Von Reth was overwhelmed with the decision to upgrade the four and was elated that the women's pairing would be able to go far, however, with the large number of men umpiring at international level there would be fewer appointments for Lim and Amin.
“Personally, this is a fantastic result and it pleases me as Chairman of the UC very much to have good youngsters and (sorry for the guys) two young and very good umpires in Miskarmalia and Lynn,” he said.
“But also the boys are very welcome at international level, however, the numbers in that gender are much higher already at international level,” he said.
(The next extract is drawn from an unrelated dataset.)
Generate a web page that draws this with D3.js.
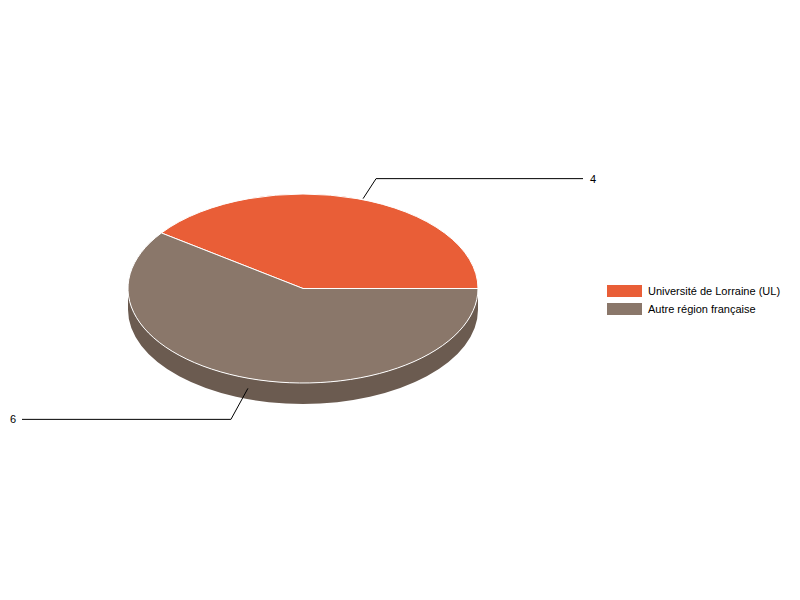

Von Reth was looking forward to the day when more Singapore umpires would be showcasing their abilities on the international circuit.
“Singapore has worked out a steady and very good umpiring development plan with good coaching, consistent plans and messages to umpires, good facilities and structure and that is all paying off now,” he said.
“It is a pleasure to see that it works and that young people are eager to umpire if the opportunities are given and facilities provided. This success story cannot be ignored by anyone as it is a success of the whole team working on umpiring in Singapore,” he said.
“Certainly other countries can learn, that by putting in place the efforts, some budget-money, spirit and positive support into umpires at a young age, it will give a boost to hockey in general,” he said.
He felt that the long term prospects for hockey were positive, not only in Asia but the rest of the world and all those involved in the game could take a page out of the recent promotions in Singapore to ensure the sport continues to attract both players and umpires to make it as popular as ever.
“I appreciate all that has been done in Singapore and only can hope that other countries will follow!! Don't know how to express the sincere congratulations to all that worked hard for this without forgetting people so I won't mention names,” he said.